Q. (Dennis L. Kutzner):
    In your present study of the 1st Day conflicts, are you researching the
Iron Brigade?

A. (Harry Pfanz):
    Yes, you cannot avoid the Iron Brigade. They obviously played an
important role in the battle in the McPherson's Woods area, and on Seminary
Ridge, but also in one of the most important regimental actions of the
battle. It was the 6th Wisconsin regiment of the Iron Brigade that was
primarily responsible for the capture of the Rebels in the Railroad Cut,
and the driving of Davis's Brigade from that portion of the field.

Q. (Pete Romeika):
    In regards to the tying up of Jeb Stuart's cavalry, how important was
the Battle of Hanover on June 30, 1863?

A. (Harry Pfanz):
    Hanover's importance is tied in wholly with Stuart. Obviously we can
not know what would have happened had the Battle of Hanover not taken
place. It in itself was a small affair, and if it had importance, it was in
encouraging Stuart to continue to move north toward Carlisle.

Q. (Ray Magnetti Sr.):
    True or False :
    Bodies were found behind Confederate lines with their hands tied behind
their back after the battle of Gettysburg?

A. (Harry Pfanz):
    I've never heard that. What are your sources for that?

(Ray Magnetti Sr.):
    I just heard it 4 day ago and can not find any truth yet.

Q. (Rob Lowe):
    In your opinion, would the outcome of the battle have changed if
Stonewall Jackson had been in the field?

A. (Harry Pfanz):
    My answer is I have no idea.

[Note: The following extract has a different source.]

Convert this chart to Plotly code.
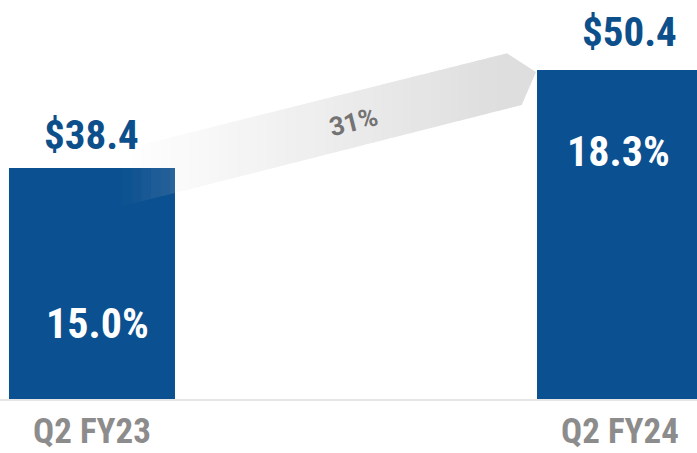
import plotly.graph_objects as go

# ---- data ----
categories = ["Q2 FY23", "Q2 FY24"]
revenue = [38.4, 50.4]
revenue_labels = ["$38.4", "$50.4"]
margin_labels = ["15.0%", "18.3%"]
growth_label = "31%"

# ---- styles ----
BAR_COLOR = "#0b5090"
VALUE_COLOR = "#0d4f8b"
TICK_COLOR = "#8c8c8c"
COND_FONT = "Roboto Condensed, Liberation Sans Narrow, Roboto, sans-serif"

W, H = 697, 453
PLOT_H = 399

fig = go.Figure()
fig.add_trace(go.Bar(
    x=categories, y=revenue, width=0.3144,
    marker=dict(color=BAR_COLOR, line=dict(width=0)),
    hoverinfo="skip",
))

# value labels above bars
value_shift = [33, 38]
value_xshift = [0, 9]
for c, v, t, ys, xs in zip(categories, revenue, revenue_labels, value_shift, value_xshift):
    fig.add_annotation(x=c, y=v, text=t, showarrow=False, yanchor="middle",
                       yshift=ys, xshift=xs,
                       font=dict(family=COND_FONT, size=41, color=VALUE_COLOR, weight="bold"))

# margin labels inside bars
inner_shift = [-156, -82]
inner_xshift = [6, -2]
for c, v, t, ys, xs in zip(categories, revenue, margin_labels, inner_shift, inner_xshift):
    fig.add_annotation(x=c, y=v, text=t, showarrow=False, yanchor="middle",
                       yshift=ys, xshift=xs,
                       font=dict(family=COND_FONT, size=42, color="white", weight="bold"))

# ---- growth arrow (decorative, pixel geometry -> paper coords) ----
def px(xp):
    return xp / W

def py(yp):
    return (PLOT_H - yp) / PLOT_H

def upper(x):
    return 53.3 + 0.25 * (507 - x)

def lower(x):
    return 105 + 0.2536 * (521.7 - x)

x_start, x_end_up, x_end_lo, tip = 122.0, 507.0, 521.7, (536.0, 72.0)
n = 40
base = 222
shapes = []
for i in range(n):
    xa = x_start + (x_end_up - x_start) * i / n
    xb = x_start + (x_end_up - x_start) * (i + 1) / n
    xm = (xa + xb) / 2
    a = min(1.0, max(0.0, (xm - x_start) / (500 - x_start)))
    if xm < 178:
        col = f"rgba({base},{base},{base},{a:.3f})"
    else:
        g = round(255 - a * (255 - base))
        col = f"rgb({g},{g},{g})"
        xb += 0.6 if i < n - 1 else 0
    path = (f"M {px(xa)},{py(upper(xa))} L {px(xb)},{py(upper(xb))} "
            f"L {px(xb)},{py(lower(xb))} L {px(xa)},{py(lower(xa))} Z")
    shapes.append(dict(type="path", xref="paper", yref="paper", path=path,
                       fillcolor=col, line=dict(width=0), layer="above"))
# arrow head
g = base
path = (f"M {px(x_end_up)},{py(upper(x_end_up))} L {px(tip[0])},{py(tip[1])} "
        f"L {px(x_end_lo)},{py(lower(x_end_lo))} L {px(x_end_up)},{py(lower(x_end_up))} Z")
shapes.append(dict(type="path", xref="paper", yref="paper", path=path,
                   fillcolor=f"rgb({g},{g},{g})", line=dict(width=0), layer="above"))

fig.add_annotation(xref="paper", yref="paper", x=px(353), y=py(122), text=growth_label,
                   showarrow=False, textangle=-14, xanchor="center", yanchor="middle",
                   font=dict(family="Roboto, sans-serif", size=26, color="#737373", weight="bold"))

fig.update_layout(
    width=W, height=H,
    margin=dict(l=0, r=0, t=0, b=H - PLOT_H),
    paper_bgcolor="white", plot_bgcolor="white",
    showlegend=False,
    shapes=shapes,
    xaxis=dict(range=[-0.1742, 1.1458], showgrid=False, zeroline=False,
               automargin=False,
               showline=True, linecolor="#e6e6e6", linewidth=2,
               ticks="", ticklabelstandoff=0,
               tickfont=dict(family=COND_FONT, size=35, color=TICK_COLOR, weight="bold")),
    yaxis=dict(range=[10.11, 58.97], visible=False, showgrid=False, zeroline=False,
               automargin=False),
)

fig.write_html("out.html")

He probably would have acted more
aggressively that Hill and Ewell, but Jackson, too, could fail, and he
might well have failed at Gettysburg.

Q. (Brian Pohanka):
    Barksdale's charge on July 2 seems to me one of the most hard-hitting
brigade actions of the War. Would you agree?

A. (Harry Pfanz):
    I hesitate to compare it with others in the entire war, but there's no
doubt, however, that it was hard-hitting, and probably the hardest-hitting
at Gettysburg. It's hard to compare these things.

Q. (Margaret D. Blough):
    How critical was the role of Col. Freeman McGilvery and Bigelow's
battery in preventing the Army of Northern Virginia First Corps from
penetrating the gap between the Third and Second Corps created by Sickle's
move? (By the way, I loved your account of that action in "Gettysburg:
    The Second Day".)

A. (Harry Pfanz):
    McGilvery, as an artillery commander, played an exceptionally important
role. Had he not plugged the gap on the left of the 2nd Corps, where
Caldwell's Division had been, we can assume that the 21st Mississippi would
have gotten onto the Ridge there and perhaps Wilcox's Brigade to the north
would also have had greater success. However, we can't be too certain of
these things because there were other troops that could have been brought
there. But certainly, McGilvery played an important part in the battle.

(Paul Kenworthy):
    I hope everyone enjoyed tonight's conference as much as I did. On
behalf of the Civil War Forum, I would like to thank Harry for being with
us tonight, and thank you all for joining us.